Tasked with making difficult decisions, the HSE is often portrayed as lacking transparency – at times seeming to respond to the most vocal campaigners and political pressure. This is a situation which is far from ideal, as it can lead to inequitable decision-making and the marginalisation of groups which are not in a position to advocate for themselves or do not agree with pressurised lobbying tactics. Patients are concerned by the unfolding situation and firmly believe that their active involvement in the process can lead to more timely and fairer decisions as well as help to manage the expectations of patient communities. Elsewhere, many national agencies (Canada, England, Scotland, Sweden) have encouraged and supported this involvement and are now firmly wedded to progressing patient involvement.

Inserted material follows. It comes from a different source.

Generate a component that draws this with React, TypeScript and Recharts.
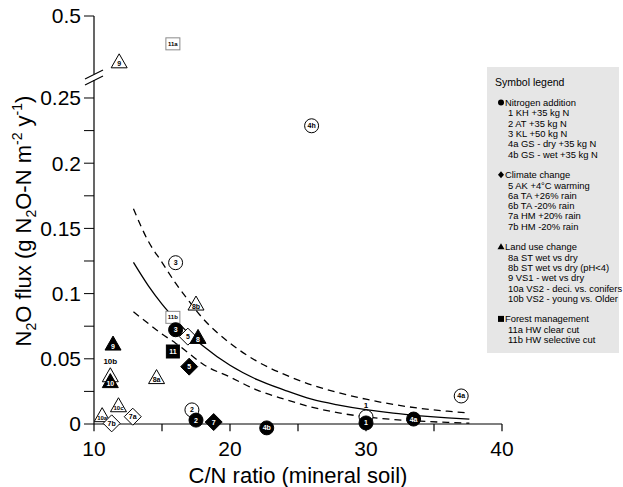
import React from "react";
import { ComposedChart, Scatter, Line, XAxis, YAxis, ReferenceLine } from "recharts";

const FONT = "'Liberation Sans', Arial, Helvetica, sans-serif";

// each point: C/N ratio (mineral soil), N2O flux (g N2O-N m-2 y-1), site label
const openCircles = [
  { cn: 26.0, flux: 0.2287, label: "4h" },
  { cn: 16.0, flux: 0.1237, label: "3" },
  { cn: 17.2, flux: 0.0108, label: "2" },
  { cn: 30.0, flux: 0.0054, label: "1" },
  { cn: 37.0, flux: 0.0215, label: "4a" },
];
const filledCircles = [
  { cn: 16.0, flux: 0.0723, label: "3" },
  { cn: 17.5, flux: 0.003, label: "2" },
  { cn: 22.7, flux: -0.003, label: "4b" },
  { cn: 30.0, flux: 0.0008, label: "1" },
  { cn: 33.5, flux: 0.0038, label: "4a" },
];
const openDiamonds = [
  { cn: 16.9, flux: 0.067, label: "5" },
  { cn: 12.85, flux: 0.0056, label: "7a" },
  { cn: 11.3, flux: 0.0005, label: "7b" },
];
const filledDiamonds = [
  { cn: 17.0, flux: 0.044, label: "5" },
  { cn: 18.8, flux: 0.0015, label: "7" },
];
const openTriangles = [
  { cn: 17.5, flux: 0.092, label: "8b" },
  { cn: 14.6, flux: 0.0356, label: "8a" },
  { cn: 11.2, flux: 0.037, label: "10b" },
  { cn: 11.8, flux: 0.014, label: "10c" },
  { cn: 10.6, flux: 0.0064, label: "10a" },
];
const filledTriangles = [
  { cn: 17.65, flux: 0.0664, label: "8" },
  { cn: 11.4, flux: 0.0613, label: "9" },
  { cn: 11.2, flux: 0.0325, label: "10" },
];
const openSquares = [{ cn: 15.8, flux: 0.0818, label: "11b" }];
const filledSquares = [{ cn: 15.8, flux: 0.0556, label: "11" }];

// points above the axis break
const openTrianglesHigh = [{ cn: 11.85, flux: 0.421, label: "9" }];
const openSquaresHigh = [{ cn: 15.8, flux: 0.452, label: "11a" }];

// fitted curve and its confidence band
const fitCn = [12.9, 14, 15, 16, 17, 18, 20, 22, 24, 26, 28, 30, 32, 34, 36, 37.6];
const fitMid = [0.124, 0.106, 0.092, 0.08, 0.069, 0.06, 0.045, 0.034, 0.026, 0.019, 0.0145, 0.011, 0.0083, 0.0063, 0.0047, 0.0037];
const fitHigh = [0.165, 0.14, 0.124, 0.108, 0.094, 0.081, 0.062, 0.048, 0.038, 0.03, 0.024, 0.019, 0.015, 0.012, 0.0098, 0.0085];
const fitLow = [0.086, 0.077, 0.069, 0.062, 0.054, 0.046, 0.036, 0.026, 0.019, 0.013, 0.0085, 0.0055, 0.0035, 0.0022, 0.0012, 0.0006];

const xTicks = [10, 15, 20, 25, 30, 35, 40];
const xLabels = [10, 20, 30, 40];
const yTicks = [0, 0.025, 0.05, 0.075, 0.1, 0.125, 0.15, 0.175, 0.2, 0.225, 0.25];
const yLabels = [0, 0.05, 0.1, 0.15, 0.2, 0.25];
const yTicksHigh = [0.5];

const legendTitle = "Symbol legend";
const legendGroups = [
  { symbol: "circle", title: "Nitrogen addition", items: ["1 KH +35 kg N", "2 AT +35 kg N", "3 KL +50 kg N", "4a GS - dry +35 kg N", "4b GS - wet +35 kg N"] },
  { symbol: "diamond", title: "Climate change", items: ["5 AK +4°C warming", "6a TA +26% rain", "6b TA -20% rain", "7a HM +20% rain", "7b HM -20% rain"] },
  { symbol: "triangle", title: "Land use change", items: ["8a ST wet vs dry", "8b ST wet vs dry (pH<4)", "9 VS1 - wet vs dry", "10a VS2 - deci. vs. conifers", "10b VS2 - young vs. Older"] },
  { symbol: "square", title: "Forest management", items: ["11a HW clear cut", "11b HW selective cut"] },
];

const fitRows = fitCn.map((cn, i) => ({ cn, mid: fitMid[i], hi: fitHigh[i], lo: fitLow[i] }));

const LABEL_ABOVE = new Set(["1", "10b"]);

function makeShape(kind: string, filled: boolean) {
  return (p: any) => {
    const { cx, cy, payload } = p;
    if (cx == null || cy == null) return <g />;
    const fill = filled ? "#000" : "#fff";
    const stroke = kind === "square" && !filled ? "#8a8a8a" : "#000";
    let body;
    let ty = cy;
    if (kind === "circle") {
      body = <circle cx={cx} cy={cy} r={7} fill={fill} stroke={stroke} />;
    } else if (kind === "diamond") {
      body = (
        <polygon
          points={`${cx},${cy - 8.5} ${cx + 8.5},${cy} ${cx},${cy + 8.5} ${cx - 8.5},${cy}`}
          fill={fill}
          stroke={stroke}
        />
      );
    } else if (kind === "triangle") {
      body = (
        <polygon
          points={`${cx},${cy - 8} ${cx + 8},${cy + 6} ${cx - 8},${cy + 6}`}
          fill={fill}
          stroke={stroke}
        />
      );
      ty = cy + 2;
    } else {
      body = filled ? (
        <rect x={cx - 6.5} y={cy - 6.5} width={13} height={13} fill={fill} stroke={stroke} />
      ) : (
        <rect x={cx - 7} y={cy - 6} width={14} height={12} fill={fill} stroke={stroke} />
      );
    }
    const above = !filled && LABEL_ABOVE.has(payload.label);
    const lab = payload.label as string;
    return (
      <g>
        {body}
        <text
          x={cx}
          y={above ? cy - (kind === "triangle" ? 14 : 11) : ty}
          textAnchor="middle"
          dominantBaseline="central"
          fontSize={above ? 8 : lab.length > 2 ? 6 : 7}
          fontWeight="bold"
          fill={filled ? "#fff" : "#000"}
          fontFamily={FONT}
        >
          {lab}
        </text>
      </g>
    );
  };
}

function LegendSymbol({ kind, x, y }: { kind: string; x: number; y: number }) {
  if (kind === "circle") return <circle cx={x} cy={y} r={3} fill="#000" />;
  if (kind === "diamond")
    return <polygon points={`${x},${y - 3.5} ${x + 3},${y} ${x},${y + 3.5} ${x - 3},${y}`} fill="#000" />;
  if (kind === "triangle")
    return <polygon points={`${x},${y - 3.5} ${x + 3.5},${y + 2.5} ${x - 3.5},${y + 2.5}`} fill="#000" />;
  return <rect x={x - 3} y={y - 3} width={6} height={6} fill="#000" />;
}

function Overlay() {
  const L = 10.3;
  let y = 82 + 2 * L;
  const rows: React.ReactNode[] = [];
  legendGroups.forEach((g, gi) => {
    rows.push(<LegendSymbol key={`s${gi}`} kind={g.symbol} x={501} y={y} />);
    rows.push(
      <text key={`t${gi}`} x={505} y={y} dominantBaseline="central" fontSize={9.4}>
        {g.title}
      </text>
    );
    y += L;
    g.items.forEach((it, ii) => {
      rows.push(
        <text key={`i${gi}-${ii}`} x={508} y={y} dominantBaseline="central" fontSize={9.4}>
          {it}
        </text>
      );
      y += L;
    });
    y += L;
  });
  return (
    <svg
      width={623}
      height={487}
      style={{ position: "absolute", left: 0, top: 0, pointerEvents: "none" }}
      fontFamily={FONT}
    >
      {/* axis break */}
      <line x1={85} y1={79} x2={103} y2={70} stroke="#000" strokeWidth={1.2} />
      <line x1={85} y1={85} x2={103} y2={76} stroke="#000" strokeWidth={1.2} />

      {/* y title */}
      <text transform="translate(31,221) rotate(-90)" textAnchor="middle" fontSize={22} fill="#000">
        N<tspan fontSize={14} dy={5}>2</tspan>
        <tspan dy={-5}>O flux (g N</tspan>
        <tspan fontSize={14} dy={5}>2</tspan>
        <tspan dy={-5}>O-N m</tspan>
        <tspan fontSize={14} dy={-9}>-2</tspan>
        <tspan dy={9}> y</tspan>
        <tspan fontSize={14} dy={-9}>-1</tspan>
        <tspan dy={9}>)</tspan>
      </text>

      {/* x title */}
      <text x={298} y={483} textAnchor="middle" fontSize={22} fill="#000">
        C/N ratio (mineral soil)
      </text>

      {/* symbol legend */}
      <rect x={487} y={67} width={132} height={286} fill="#e6e6e6" />
      <text x={495} y={82} dominantBaseline="central" fontSize={10.5}>
        {legendTitle}
      </text>
      {rows}
    </svg>
  );
}

const tickStyle = { fontSize: 21, fill: "#000", fontFamily: FONT };

export default function App() {
  return (
    <div style={{ position: "absolute", left: 0, top: 0, width: 623, height: 487, background: "#fff", fontFamily: FONT }}>
      <div style={{ position: "absolute", left: 0, top: 0 }}>
        <ComposedChart width={623} height={487} margin={{ top: 80, right: 121, bottom: 21.26, left: 34 }}>
          <XAxis
            type="number"
            dataKey="cn"
            domain={[10, 40]}
            ticks={xLabels}
            axisLine={false}
            tickLine={false}
            tickSize={0}
            tickMargin={5}
            height={30}
            tick={tickStyle}
            allowDataOverflow
          />
          <YAxis
            type="number"
            domain={[-0.009, 0.2638]}
            ticks={yTicks}
            interval={0}
            axisLine={false}
            tickLine={{ stroke: "#000" }}
            tickSize={10}
            tickMargin={3}
            width={60}
            tick={tickStyle}
            tickFormatter={(v: number) => (yLabels.includes(v) ? String(v) : "")}
            allowDataOverflow
          />
          <ReferenceLine y={0} stroke="#000" strokeWidth={1.2} ifOverflow="visible" />
          <ReferenceLine
            segment={[{ x: 10, y: 0 }, { x: 10, y: 0.2638 }]}
            stroke="#000"
            strokeWidth={1.2}
            ifOverflow="visible"
          />
          {xTicks.map((t) => (
            <ReferenceLine
              key={t}
              segment={[{ x: t, y: 0 }, { x: t, y: -0.0055 }]}
              stroke="#000"
              strokeWidth={1.2}
              ifOverflow="visible"
            />
          ))}
          <Line data={fitRows} dataKey="hi" type="monotone" stroke="#000" strokeWidth={1.3} strokeDasharray="7 5" dot={false} isAnimationActive={false} />
          <Line data={fitRows} dataKey="lo" type="monotone" stroke="#000" strokeWidth={1.3} strokeDasharray="7 5" dot={false} isAnimationActive={false} />
          <Line data={fitRows} dataKey="mid" type="monotone" stroke="#000" strokeWidth={1.3} dot={false} isAnimationActive={false} />
          <Scatter data={openSquares} dataKey="flux" shape={makeShape("square", false)} isAnimationActive={false} />
          <Scatter data={openCircles} dataKey="flux" shape={makeShape("circle", false)} isAnimationActive={false} />
          <Scatter data={openTriangles} dataKey="flux" shape={makeShape("triangle", false)} isAnimationActive={false} />
          <Scatter data={openDiamonds} dataKey="flux" shape={makeShape("diamond", false)} isAnimationActive={false} />
          <Scatter data={filledCircles} dataKey="flux" shape={makeShape("circle", true)} isAnimationActive={false} />
          <Scatter data={filledSquares} dataKey="flux" shape={makeShape("square", true)} isAnimationActive={false} />
          <Scatter data={filledTriangles} dataKey="flux" shape={makeShape("triangle", true)} isAnimationActive={false} />
          <Scatter data={filledDiamonds} dataKey="flux" shape={makeShape("diamond", true)} isAnimationActive={false} />
        </ComposedChart>
      </div>
      <div style={{ position: "absolute", left: 0, top: 0 }}>
        <ComposedChart width={623} height={80} margin={{ top: 16, right: 121, bottom: 6, left: 34 }}>
          <XAxis type="number" dataKey="cn" domain={[10, 40]} hide />
          <YAxis
            type="number"
            domain={[0.4, 0.5]}
            ticks={yTicksHigh}
            axisLine={{ stroke: "#000", strokeWidth: 1.2 }}
            tickLine={{ stroke: "#000" }}
            tickSize={10}
            tickMargin={3}
            width={60}
            tick={tickStyle}
          />
          <Scatter data={openTrianglesHigh} dataKey="flux" shape={makeShape("triangle", false)} isAnimationActive={false} />
          <Scatter data={openSquaresHigh} dataKey="flux" shape={makeShape("square", false)} isAnimationActive={false} />
        </ComposedChart>
      </div>
      <Overlay />
    </div>
  );
}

In recent years, Irish patient communities and national agencies have taken a number of important steps in the journey towards effective patient involvement in Health Technology Assessment (HTA) and post-HTA (reimbursement) decision-making. Patients have indicated their willingness to get involved, with many applying to undertake specific training and education to improve their understanding of how medicines are developed, assessed and made available to patients.
National agencies have started to review their policies and processes, with many opting to carve out new and improved spaces for the patient voice. In particular, the NCPE has made notable improvements; including the introduction in 2015 of a template for patient submissions to assessment committees, the employment of a Stakeholder Engagement Lead for Rare Diseases in 2018, the ongoing delivery of a patient education module on health technology assessment (in collaboration with IPPOSI), and a public consultation in late 2018 to fine-tune the patient submission process. NCPE is also transparent with respect to the timelines and status of assessments, and efforts are underway to make information more readily available and to communicate more proactively with patients.
The HSE has been less forthcoming and challenges exist in ensuring patient involvement in decision-making at this level, as patients remain excluded from (and unaware of) the work of the Corporate Pharmaceutical Unit, the Drugs Committee and the Leadership Team. Initial work to involve patients in the area of Rare Diseases has begun within the Rare Disease Technology Review Group.
The challenge now is for all stakeholders to come together to build upon this initial work, to bring all partners into the fold, and to align and manage our different expectations for the future.